Health-Insurance Premiums Loom as Election Issue

Health-insurance premiums are likely to jump right before the November elections, a result of Congress’s omission of federal money to shore up insurance exchanges from its new spending package.

Lawmakers from both parties had pushed to include the funding in the $1.3 trillion spending law signed Friday, but they couldn’t agree on details. A battle has already begun over how to cast the blame for the expected rate increases.

Democrats blame GOP lawmakers for the failure of negotiations over the funding, saying Republican leaders demanded the inclusion of abortion restrictions they knew would be unacceptable to Democrats. Republicans say that they negotiated in good faith and that Democrats rejected reasonable rules on abortion.

The finger-pointing comes as health care is expected to be a top issue in this year’s midterm elections. Both parties face political risks, although polls have so far shown voters are more likely to hold Republicans responsible for high costs. In a Wall Street Journal/NBC News poll last summer, when GOP lawmakers were pushing to repeal the Obama-era Affordable Care Act, 43% of voters said Democrats would do a better job handling health care and 26% said Republicans.

In a recent special election in Pennsylvania, health care was ranked as a top issue by 52% of voters, according to a survey by Public Policy Polling, a firm aligned with Democrats. In that race, Republican Rick Saccone lost to Democrat Conor Lamb in a district Republican President Donald Trump carried by almost 20 points.

Health-insurance premiums have been rising sharply for people who buy insurance on their own, rather than getting it through work or other programs, and dwindling participation by insurers has left such consumers with fewer choices.

Some lawmakers from both parties had pushed to include in the spending bill measures aimed at stabilizing the individual health-insurance market, especially restoring payments to insurers that offset the cost of subsidies they are required under the ACA to provide to some low-income consumers. Mr. Trump ended the payments last year, saying they were illegal because the money hadn’t been appropriated by Congress. The proposals also sought to give states money to help with expensive insurance claims.

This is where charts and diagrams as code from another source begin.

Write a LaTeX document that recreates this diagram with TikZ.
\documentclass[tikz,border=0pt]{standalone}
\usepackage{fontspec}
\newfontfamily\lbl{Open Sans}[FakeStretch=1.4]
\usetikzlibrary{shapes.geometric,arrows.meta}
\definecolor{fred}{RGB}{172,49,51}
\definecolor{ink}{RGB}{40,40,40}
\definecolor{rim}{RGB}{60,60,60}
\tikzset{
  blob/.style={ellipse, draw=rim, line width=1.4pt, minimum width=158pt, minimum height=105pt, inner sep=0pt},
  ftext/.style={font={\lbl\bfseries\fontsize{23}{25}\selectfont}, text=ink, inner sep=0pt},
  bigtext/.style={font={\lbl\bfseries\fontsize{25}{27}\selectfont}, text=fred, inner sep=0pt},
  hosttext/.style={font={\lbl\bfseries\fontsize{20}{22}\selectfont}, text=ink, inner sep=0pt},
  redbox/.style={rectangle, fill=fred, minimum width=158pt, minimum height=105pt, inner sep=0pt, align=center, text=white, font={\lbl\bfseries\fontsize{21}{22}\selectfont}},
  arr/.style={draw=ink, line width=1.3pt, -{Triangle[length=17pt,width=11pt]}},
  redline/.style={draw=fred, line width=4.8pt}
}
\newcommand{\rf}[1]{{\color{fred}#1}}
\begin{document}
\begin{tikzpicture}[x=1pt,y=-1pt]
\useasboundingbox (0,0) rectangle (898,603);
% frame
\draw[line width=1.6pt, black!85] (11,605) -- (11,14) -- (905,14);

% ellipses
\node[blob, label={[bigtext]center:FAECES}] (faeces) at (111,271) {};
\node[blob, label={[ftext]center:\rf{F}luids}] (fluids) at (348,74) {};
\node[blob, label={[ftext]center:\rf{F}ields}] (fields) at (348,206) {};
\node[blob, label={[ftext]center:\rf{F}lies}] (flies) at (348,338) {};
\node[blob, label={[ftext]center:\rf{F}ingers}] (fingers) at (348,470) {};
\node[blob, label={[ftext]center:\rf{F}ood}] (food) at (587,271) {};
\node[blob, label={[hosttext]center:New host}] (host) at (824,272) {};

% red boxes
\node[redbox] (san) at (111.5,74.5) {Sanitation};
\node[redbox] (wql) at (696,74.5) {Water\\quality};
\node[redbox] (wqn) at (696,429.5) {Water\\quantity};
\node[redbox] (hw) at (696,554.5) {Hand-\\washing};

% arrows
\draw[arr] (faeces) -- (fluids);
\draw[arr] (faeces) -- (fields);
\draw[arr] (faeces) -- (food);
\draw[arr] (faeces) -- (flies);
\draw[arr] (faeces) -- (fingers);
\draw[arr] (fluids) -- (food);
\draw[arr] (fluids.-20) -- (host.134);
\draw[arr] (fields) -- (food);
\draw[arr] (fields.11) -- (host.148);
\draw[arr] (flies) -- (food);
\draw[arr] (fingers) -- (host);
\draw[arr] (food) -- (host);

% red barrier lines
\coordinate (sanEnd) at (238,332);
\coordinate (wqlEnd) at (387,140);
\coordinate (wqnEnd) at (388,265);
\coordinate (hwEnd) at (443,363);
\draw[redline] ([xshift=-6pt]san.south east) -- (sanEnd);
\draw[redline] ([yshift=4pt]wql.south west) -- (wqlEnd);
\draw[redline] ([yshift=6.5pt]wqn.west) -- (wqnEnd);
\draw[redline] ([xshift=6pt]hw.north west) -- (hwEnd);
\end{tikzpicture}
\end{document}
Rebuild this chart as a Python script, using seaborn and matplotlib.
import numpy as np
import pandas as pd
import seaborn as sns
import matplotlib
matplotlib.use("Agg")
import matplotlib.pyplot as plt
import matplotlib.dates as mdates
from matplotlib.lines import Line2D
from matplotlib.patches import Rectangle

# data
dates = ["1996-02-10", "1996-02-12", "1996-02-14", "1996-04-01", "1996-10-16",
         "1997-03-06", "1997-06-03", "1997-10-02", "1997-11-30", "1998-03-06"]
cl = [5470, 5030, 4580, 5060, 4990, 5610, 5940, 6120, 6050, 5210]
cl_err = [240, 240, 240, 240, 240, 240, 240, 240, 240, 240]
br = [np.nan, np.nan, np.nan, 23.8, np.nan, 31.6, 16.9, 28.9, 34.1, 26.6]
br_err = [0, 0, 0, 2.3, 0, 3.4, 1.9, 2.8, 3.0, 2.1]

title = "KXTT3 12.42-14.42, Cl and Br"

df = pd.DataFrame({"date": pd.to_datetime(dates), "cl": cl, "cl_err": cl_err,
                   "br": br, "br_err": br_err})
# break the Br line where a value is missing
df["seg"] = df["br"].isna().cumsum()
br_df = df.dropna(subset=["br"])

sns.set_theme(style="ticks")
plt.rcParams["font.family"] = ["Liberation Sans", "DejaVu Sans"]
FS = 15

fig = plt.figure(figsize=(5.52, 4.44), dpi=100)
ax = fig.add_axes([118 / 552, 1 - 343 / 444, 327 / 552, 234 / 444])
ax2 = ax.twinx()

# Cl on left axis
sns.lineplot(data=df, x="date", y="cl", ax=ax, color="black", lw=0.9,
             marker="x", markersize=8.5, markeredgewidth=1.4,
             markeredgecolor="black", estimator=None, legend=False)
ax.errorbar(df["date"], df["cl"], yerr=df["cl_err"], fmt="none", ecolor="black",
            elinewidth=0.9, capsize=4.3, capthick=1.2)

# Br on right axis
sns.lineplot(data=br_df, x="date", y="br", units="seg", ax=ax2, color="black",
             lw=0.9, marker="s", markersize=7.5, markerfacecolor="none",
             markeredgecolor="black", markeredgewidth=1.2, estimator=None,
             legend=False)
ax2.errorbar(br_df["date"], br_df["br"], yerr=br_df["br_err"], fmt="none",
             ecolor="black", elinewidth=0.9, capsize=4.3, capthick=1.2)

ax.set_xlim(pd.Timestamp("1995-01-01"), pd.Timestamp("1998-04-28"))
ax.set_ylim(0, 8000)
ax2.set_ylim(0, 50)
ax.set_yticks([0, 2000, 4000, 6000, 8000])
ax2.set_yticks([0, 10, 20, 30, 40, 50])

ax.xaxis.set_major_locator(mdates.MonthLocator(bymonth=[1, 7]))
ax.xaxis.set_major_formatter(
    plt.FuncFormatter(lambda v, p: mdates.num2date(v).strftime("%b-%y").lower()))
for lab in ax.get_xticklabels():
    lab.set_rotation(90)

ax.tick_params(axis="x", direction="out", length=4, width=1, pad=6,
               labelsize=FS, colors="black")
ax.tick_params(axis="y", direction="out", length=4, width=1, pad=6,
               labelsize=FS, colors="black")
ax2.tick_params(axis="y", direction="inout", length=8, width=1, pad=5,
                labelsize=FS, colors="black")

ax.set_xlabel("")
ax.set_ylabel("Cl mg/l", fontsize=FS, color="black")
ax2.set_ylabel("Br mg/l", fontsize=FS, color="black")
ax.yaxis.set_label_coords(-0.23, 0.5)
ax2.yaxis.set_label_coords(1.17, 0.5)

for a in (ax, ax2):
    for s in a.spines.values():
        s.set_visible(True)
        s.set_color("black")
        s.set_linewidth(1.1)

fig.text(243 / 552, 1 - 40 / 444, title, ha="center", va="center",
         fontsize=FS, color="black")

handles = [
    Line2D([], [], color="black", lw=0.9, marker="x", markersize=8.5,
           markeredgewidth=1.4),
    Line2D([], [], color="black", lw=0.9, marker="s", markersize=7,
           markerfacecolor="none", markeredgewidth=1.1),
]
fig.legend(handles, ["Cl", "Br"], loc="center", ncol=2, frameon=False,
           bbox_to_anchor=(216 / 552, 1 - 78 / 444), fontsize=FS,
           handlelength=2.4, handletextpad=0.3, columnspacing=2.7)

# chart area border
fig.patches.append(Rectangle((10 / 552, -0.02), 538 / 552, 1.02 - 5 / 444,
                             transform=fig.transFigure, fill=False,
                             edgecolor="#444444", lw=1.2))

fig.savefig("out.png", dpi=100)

Omitting the measures from the spending bill dims the prospects for such legislation this year. While some lawmakers are likely to push for separate legislation, such a measure is highly unlikely to pass amid rifts in Congress over whether to help support the health law as well as on the abortion restrictions.

That deals a blow to insurers who must soon determine what rates to charge next year. Without the payments, insurers may raise premiums or curtail participation in the ACA exchanges. The Congressional Budget Office estimates that gross premiums for a popular middle-priced plan offered through the insurance exchanges are, on average, about 10% higher this year than they would have been if the subsidies to insurers were funded, a figure set to grow to 20% by 2021. The CBO also expects premiums to rise as a result of the repeal of the requirement that most people have coverage or pay a penalty, something that might encourage healthier people to forgo insurance.

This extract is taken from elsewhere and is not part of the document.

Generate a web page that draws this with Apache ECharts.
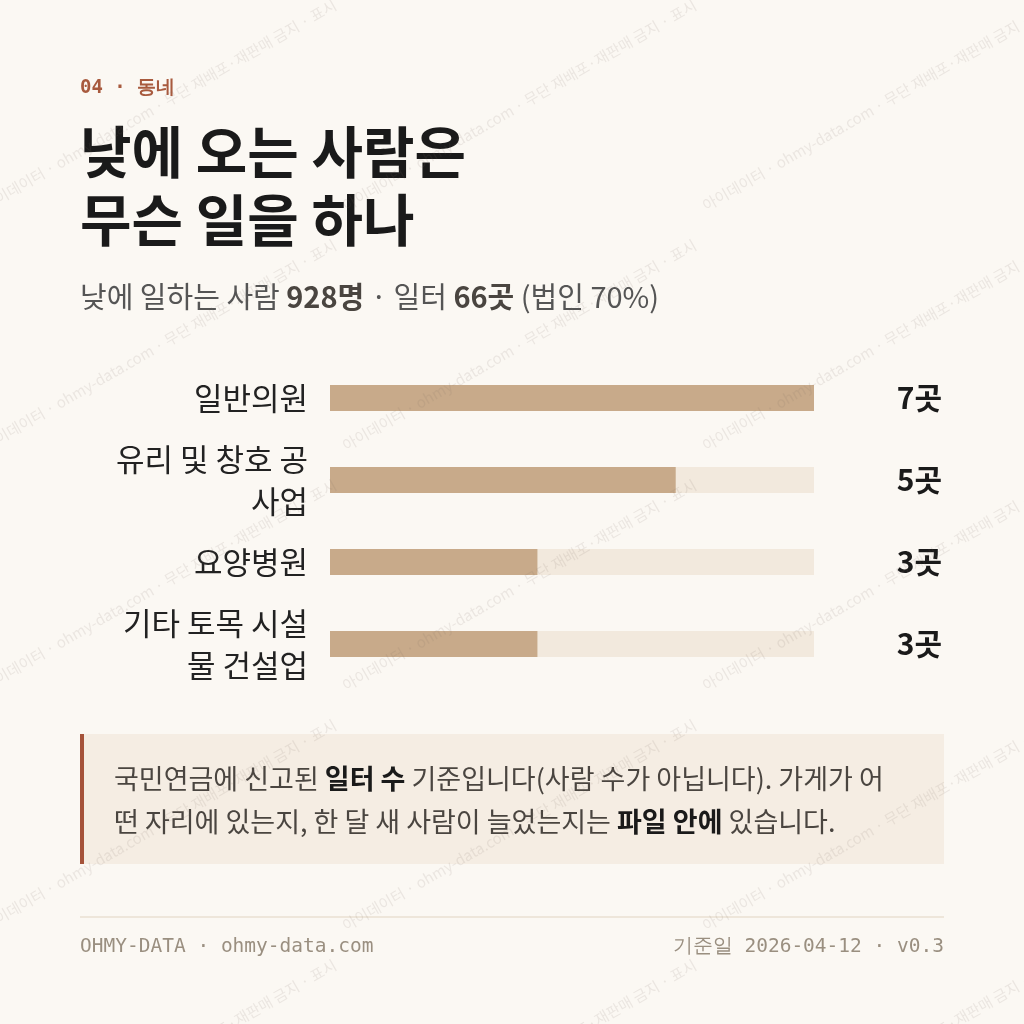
<!DOCTYPE html>
<html><head><meta charset="utf-8">
<script src="https://cdn.jsdelivr.net/npm/echarts@6/dist/echarts.min.js"></script>
<style>html,body{margin:0;background:#fbf8f3}#c{width:1024px;height:1024px}</style>
</head><body><div id="c"></div>
<script>
const categories = ['일반의원', '유리 및 창호 공\n사업', '요양병원', '기타 토목 시설\n물 건설업'];
const counts = [7, 5, 3, 3];
const maxCount = 7;

const KR = '"Noto Sans CJK KR", "Noto Sans", sans-serif';
const MONO = '"DejaVu Sans Mono", monospace';
const chart = echarts.init(document.getElementById('c'));

const wmText = '아이데이터 · ohmy-data.com · 무단 재배포·재판매 금지 · 표시';
const watermarks = [];
for (let r = -2; r < 5; r++) {
  for (let c = -1; c < 3; c++) {
    watermarks.push({
      type: 'text', x: c * 360 - 20, y: r * 240 + 200, rotation: Math.PI / 6, z: 100,
      style: { text: wmText, fill: 'rgba(120,110,100,0.12)', font: '15px ' + KR }
    });
  }
}

chart.setOption({
  backgroundColor: '#fbf8f3',
  grid: { left: 330, right: 210, top: 357, height: 328 },
  xAxis: { type: 'value', min: 0, max: maxCount, show: false },
  yAxis: [{
    type: 'category', data: categories, inverse: true,
    axisLine: { show: false }, axisTick: { show: false },
    axisLabel: { margin: 22, fontSize: 31, color: '#222', lineHeight: 42, fontFamily: KR, align: 'right' }
  }, {
    type: 'category', data: categories, inverse: true, position: 'right',
    axisLine: { show: false }, axisTick: { show: false },
    axisLabel: {
      margin: 128, align: 'right', fontSize: 30, fontWeight: 'bold', color: '#1a1a1a', fontFamily: KR,
      formatter: (v, i) => counts[i] + '곳'
    }
  }],
  series: [{
    type: 'bar', data: counts, barWidth: 26,
    itemStyle: { color: '#c8aa8a' },
    showBackground: true, backgroundStyle: { color: '#f2e9dd' },
    silent: true
  }],
  graphic: [
    { type: 'text', left: 80, top: 79, style: { text: '04 · 동네', fill: '#a85a3e', font: 'bold 19px ' + MONO } },
    { type: 'text', left: 80, top: 118, style: { text: '낮에 오는 사람은\n무슨 일을 하나', fill: '#1a1a1a', font: 'bold 56px ' + KR, lineHeight: 68 } },
    { type: 'text', left: 80, top: 282, style: {
      text: '낮에 일하는 사람 {b|928명} · 일터 {b|66곳} (법인 70%)',
      fill: '#555', font: '29px ' + KR,
      rich: { b: { fontWeight: 'bold', fontSize: 29, fill: '#4a4540', fontFamily: KR } }
    } },
    { type: 'rect', shape: { x: 80, y: 734, width: 864, height: 130 }, style: { fill: '#f5ede3' } },
    { type: 'rect', shape: { x: 80, y: 734, width: 4, height: 130 }, style: { fill: '#a5533a' } },
    { type: 'text', left: 114, top: 757, style: {
      text: '국민연금에 신고된 {b|일터 수} 기준입니다(사람 수가 아닙니다). 가게가 어\n떤 자리에 있는지, 한 달 새 사람이 늘었는지는 {b|파일 안에} 있습니다.',
      fill: '#4a4540', font: '27px ' + KR, lineHeight: 43,
      rich: { b: { fontWeight: 'bold', fontSize: 27, fill: '#1a1a1a', fontFamily: KR, lineHeight: 43 } }
    } },
    { type: 'rect', shape: { x: 80, y: 916, width: 864, height: 2 }, style: { fill: '#eee6da' } },
    { type: 'text', left: 80, top: 937, style: { text: 'OHMY-DATA · ohmy-data.com', fill: '#9a8f80', font: '19.5px ' + MONO } },
    { type: 'text', right: 80, top: 937, style: { text: '기준일 2026-04-12 · v0.3', fill: '#9a8f80', font: '19.5px ' + MONO } },
    ...watermarks
  ]
});
</script></body></html>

Democrats blame the expected premium increases on an ongoing push by the Trump administration and congressional Republicans to dismantle the ACA. Increases in health-care costs “have been exacerbated by the Trump administration’s efforts to sabotage the Affordable Care Act and destabilize health-care insurance markets,” said Sen. Elizabeth Warren (D., Mass.).

Republicans fault the ACA and its regulations for stifling competition and driving up premiums, saying the GOP cannot be blamed for the problems with a law the party has forcefully opposed for years.

Sen. Lamar Alexander (R., Tenn.) said Democrats torpedoed the stabilization measures in the spending bill by rejecting proposals to ban the funds from going to private insurers that cover abortions. This is similar to so-called Hyde language that applies to other government programs, Mr. Alexander said.

“We’ll let the Democrats scramble and continue in their embarrassment to explain how they’re going to vote to apply the Hyde language to 100 different programs in the omnibus bill, but not to a 40% health-insurance decrease,” Mr. Alexander said, referring to one prediction of how much a stabilization bill would cut premiums.

Democrats said Republicans were trying to seize on the stabilization effort to extend abortion restrictions beyond a careful compromise enshrined in the ACA, which says insurers can cover abortions but can’t use federal funding to do so.

Health-policy experts disagree on how much a stabilization bill would have helped. Even without additional funding from Congress, they say, any higher premiums will be offset for many people by other subsidies.

Some ACA supporters even worry that a stabilization plan would backfire. By giving more money to insurers, they say, it would allow insurers to keep individuals’ premiums lower, so the size of their subsidies would be reduced.

And many House Republicans view stabilization funding as a bailout of insurers. They are concerned that if they were to pass it, they would be punished by GOP voters for shoring up the health law they promised to repeal.

Still, without the stabilization funding, many lawmakers worry they could face political blowback in the fall, when insurers announce premiums for the next year.

“It’s about what the headlines will be about premium increases in the fall,” said Larry Levitt, a senior vice president at the Kaiser Family Foundation. “The optics are real in a political sense.”